TASK DETAILS >> Copy out each line featuring the string "Rebuild" from the entries beneath.

SUPPLIED DATA >>
(begin)
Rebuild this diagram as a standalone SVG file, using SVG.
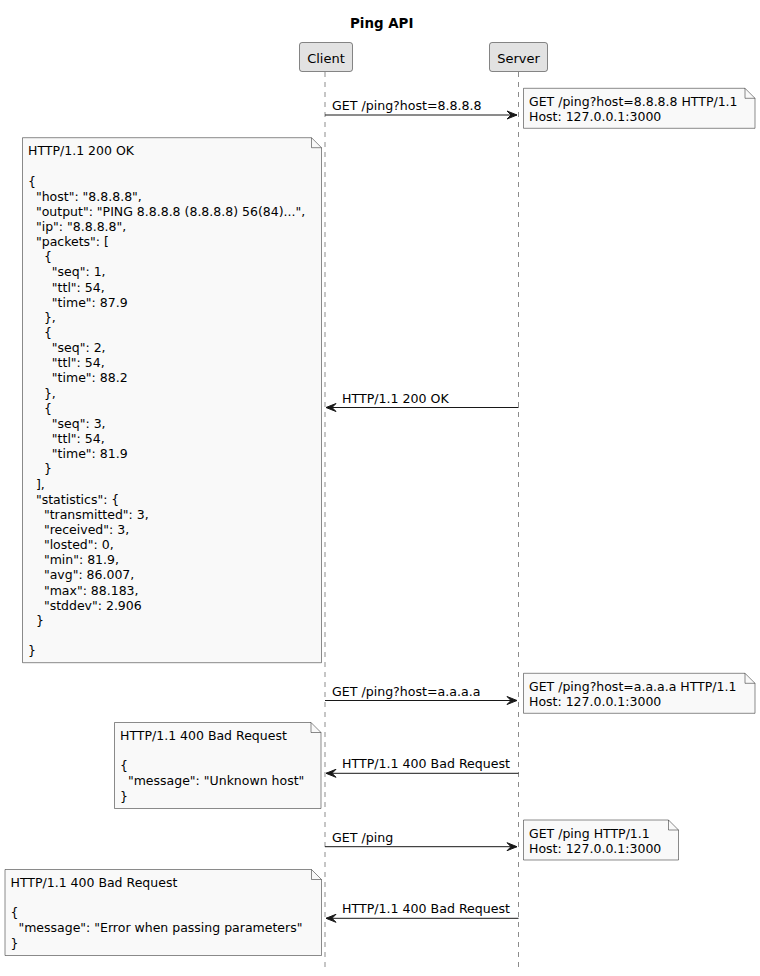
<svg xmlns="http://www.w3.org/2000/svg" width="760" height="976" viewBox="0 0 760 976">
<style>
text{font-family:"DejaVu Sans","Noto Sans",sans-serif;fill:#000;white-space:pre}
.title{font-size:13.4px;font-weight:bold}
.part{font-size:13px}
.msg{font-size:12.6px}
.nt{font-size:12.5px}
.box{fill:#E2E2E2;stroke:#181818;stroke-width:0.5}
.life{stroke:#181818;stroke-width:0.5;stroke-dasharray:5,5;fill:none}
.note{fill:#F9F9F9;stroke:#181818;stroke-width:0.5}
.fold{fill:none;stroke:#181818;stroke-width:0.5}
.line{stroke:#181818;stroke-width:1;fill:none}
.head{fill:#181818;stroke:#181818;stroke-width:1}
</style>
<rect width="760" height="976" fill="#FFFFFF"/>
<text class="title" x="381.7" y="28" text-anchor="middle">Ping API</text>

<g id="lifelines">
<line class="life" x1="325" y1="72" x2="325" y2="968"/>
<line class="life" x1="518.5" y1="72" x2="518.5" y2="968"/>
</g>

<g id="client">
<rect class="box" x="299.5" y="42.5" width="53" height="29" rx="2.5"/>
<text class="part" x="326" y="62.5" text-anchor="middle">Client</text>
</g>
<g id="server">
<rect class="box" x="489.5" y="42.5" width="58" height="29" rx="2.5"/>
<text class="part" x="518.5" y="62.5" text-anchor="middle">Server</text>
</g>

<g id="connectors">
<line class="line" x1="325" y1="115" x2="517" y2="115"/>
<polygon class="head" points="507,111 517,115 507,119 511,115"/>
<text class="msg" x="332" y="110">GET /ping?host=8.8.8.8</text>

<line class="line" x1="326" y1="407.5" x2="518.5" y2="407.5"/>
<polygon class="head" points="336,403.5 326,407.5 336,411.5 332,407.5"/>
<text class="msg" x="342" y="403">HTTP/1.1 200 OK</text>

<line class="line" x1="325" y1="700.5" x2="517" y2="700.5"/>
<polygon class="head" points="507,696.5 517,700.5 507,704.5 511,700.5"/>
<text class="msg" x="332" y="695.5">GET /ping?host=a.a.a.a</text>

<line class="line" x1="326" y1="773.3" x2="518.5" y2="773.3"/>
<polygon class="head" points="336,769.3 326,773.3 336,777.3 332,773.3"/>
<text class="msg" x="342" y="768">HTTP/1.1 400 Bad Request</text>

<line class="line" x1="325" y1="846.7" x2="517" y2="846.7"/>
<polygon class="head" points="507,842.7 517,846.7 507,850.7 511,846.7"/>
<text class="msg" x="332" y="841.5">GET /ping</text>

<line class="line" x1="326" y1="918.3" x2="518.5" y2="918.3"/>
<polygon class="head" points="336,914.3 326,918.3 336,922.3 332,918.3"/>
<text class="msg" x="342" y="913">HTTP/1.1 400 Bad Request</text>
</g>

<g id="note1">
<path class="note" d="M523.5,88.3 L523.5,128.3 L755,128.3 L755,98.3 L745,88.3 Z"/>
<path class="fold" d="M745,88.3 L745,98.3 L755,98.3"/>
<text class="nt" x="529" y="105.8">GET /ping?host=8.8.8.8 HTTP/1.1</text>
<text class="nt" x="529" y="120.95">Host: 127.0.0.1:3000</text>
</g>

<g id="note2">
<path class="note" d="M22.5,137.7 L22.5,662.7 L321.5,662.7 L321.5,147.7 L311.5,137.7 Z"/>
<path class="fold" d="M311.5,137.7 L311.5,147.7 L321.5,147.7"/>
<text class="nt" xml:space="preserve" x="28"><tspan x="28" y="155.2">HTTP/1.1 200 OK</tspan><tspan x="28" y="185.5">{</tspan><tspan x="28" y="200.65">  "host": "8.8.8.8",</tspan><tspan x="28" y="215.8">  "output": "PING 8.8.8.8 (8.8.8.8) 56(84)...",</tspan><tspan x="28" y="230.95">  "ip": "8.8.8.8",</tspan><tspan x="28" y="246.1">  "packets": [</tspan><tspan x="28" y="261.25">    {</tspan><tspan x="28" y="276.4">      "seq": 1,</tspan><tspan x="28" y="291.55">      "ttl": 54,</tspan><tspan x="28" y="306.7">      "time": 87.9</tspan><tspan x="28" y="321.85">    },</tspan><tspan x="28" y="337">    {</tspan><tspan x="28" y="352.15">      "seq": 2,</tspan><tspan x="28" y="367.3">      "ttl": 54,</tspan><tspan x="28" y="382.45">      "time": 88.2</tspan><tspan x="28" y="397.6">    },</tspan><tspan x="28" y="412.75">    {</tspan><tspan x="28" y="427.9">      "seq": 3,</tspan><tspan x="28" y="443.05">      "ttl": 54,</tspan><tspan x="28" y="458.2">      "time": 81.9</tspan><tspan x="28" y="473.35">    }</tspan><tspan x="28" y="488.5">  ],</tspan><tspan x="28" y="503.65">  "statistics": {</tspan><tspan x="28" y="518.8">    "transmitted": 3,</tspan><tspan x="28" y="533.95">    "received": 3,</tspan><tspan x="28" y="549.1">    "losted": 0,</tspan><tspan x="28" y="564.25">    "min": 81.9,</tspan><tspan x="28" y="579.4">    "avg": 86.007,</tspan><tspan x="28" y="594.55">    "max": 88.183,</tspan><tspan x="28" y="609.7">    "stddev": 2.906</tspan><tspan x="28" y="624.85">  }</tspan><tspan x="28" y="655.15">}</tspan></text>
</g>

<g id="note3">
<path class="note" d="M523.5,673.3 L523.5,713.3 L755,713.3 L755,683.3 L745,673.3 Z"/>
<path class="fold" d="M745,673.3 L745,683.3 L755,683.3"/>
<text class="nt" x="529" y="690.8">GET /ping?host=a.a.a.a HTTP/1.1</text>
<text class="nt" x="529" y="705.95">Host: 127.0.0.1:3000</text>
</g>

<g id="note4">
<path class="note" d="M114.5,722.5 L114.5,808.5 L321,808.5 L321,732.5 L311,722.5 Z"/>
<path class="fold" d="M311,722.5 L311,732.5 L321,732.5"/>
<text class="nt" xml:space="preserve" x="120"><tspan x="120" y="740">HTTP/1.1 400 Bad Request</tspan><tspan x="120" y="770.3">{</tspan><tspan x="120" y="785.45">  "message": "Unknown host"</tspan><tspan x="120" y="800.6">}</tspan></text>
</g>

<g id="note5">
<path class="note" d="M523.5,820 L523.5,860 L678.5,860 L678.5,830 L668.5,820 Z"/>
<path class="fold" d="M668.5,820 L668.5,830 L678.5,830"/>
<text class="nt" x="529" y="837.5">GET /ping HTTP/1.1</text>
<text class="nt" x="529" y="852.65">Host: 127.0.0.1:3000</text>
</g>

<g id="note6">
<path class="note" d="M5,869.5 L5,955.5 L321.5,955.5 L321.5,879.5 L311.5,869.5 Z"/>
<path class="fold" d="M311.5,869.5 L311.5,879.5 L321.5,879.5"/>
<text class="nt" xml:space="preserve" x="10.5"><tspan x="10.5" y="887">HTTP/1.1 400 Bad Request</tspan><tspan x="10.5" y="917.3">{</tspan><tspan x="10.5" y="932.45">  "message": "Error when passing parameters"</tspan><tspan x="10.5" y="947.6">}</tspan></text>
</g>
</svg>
(end)
(begin)
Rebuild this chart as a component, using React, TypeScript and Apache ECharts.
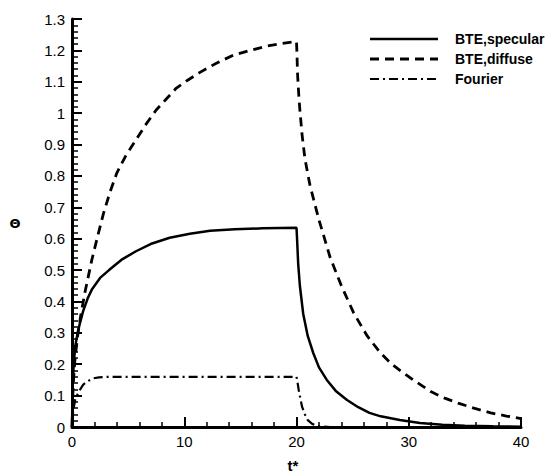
(end)
(begin)
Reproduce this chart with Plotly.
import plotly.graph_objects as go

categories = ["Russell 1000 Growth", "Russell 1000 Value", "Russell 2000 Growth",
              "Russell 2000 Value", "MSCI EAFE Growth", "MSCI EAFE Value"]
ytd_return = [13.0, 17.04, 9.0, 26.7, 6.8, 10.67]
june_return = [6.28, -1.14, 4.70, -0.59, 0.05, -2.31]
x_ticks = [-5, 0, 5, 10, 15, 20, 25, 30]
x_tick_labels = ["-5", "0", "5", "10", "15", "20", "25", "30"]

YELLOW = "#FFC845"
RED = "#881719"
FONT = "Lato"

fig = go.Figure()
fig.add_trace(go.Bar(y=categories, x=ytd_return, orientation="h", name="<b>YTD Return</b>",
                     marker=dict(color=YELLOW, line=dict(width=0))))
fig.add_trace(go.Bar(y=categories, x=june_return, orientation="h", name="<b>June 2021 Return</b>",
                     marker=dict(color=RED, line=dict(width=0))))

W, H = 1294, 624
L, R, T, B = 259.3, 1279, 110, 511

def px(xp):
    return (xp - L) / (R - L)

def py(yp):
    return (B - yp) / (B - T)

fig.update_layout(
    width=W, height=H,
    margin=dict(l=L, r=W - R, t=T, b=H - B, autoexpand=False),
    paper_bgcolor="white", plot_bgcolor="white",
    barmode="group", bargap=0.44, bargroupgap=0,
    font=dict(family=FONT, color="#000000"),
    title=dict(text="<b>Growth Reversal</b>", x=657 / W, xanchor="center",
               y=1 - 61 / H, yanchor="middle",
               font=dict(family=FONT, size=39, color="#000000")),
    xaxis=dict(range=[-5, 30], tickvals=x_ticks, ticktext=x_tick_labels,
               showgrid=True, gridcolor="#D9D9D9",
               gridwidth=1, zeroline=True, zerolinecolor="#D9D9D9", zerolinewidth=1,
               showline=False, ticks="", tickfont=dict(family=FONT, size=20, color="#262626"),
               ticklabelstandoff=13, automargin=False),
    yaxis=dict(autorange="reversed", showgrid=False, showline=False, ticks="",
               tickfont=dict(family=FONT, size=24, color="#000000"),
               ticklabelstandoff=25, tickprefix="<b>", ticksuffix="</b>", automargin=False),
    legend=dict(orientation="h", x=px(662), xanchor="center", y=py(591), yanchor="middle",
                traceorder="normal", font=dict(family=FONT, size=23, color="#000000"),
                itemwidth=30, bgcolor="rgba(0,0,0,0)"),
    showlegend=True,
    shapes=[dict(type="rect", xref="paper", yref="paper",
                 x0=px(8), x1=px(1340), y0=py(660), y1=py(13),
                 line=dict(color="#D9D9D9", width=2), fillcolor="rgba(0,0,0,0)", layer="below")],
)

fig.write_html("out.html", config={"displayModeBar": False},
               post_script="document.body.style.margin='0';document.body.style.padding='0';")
(end)
FULL RESPONSE >>
Rebuild this diagram as a standalone SVG file, using SVG.
Rebuild this chart as a component, using React, TypeScript and Apache ECharts.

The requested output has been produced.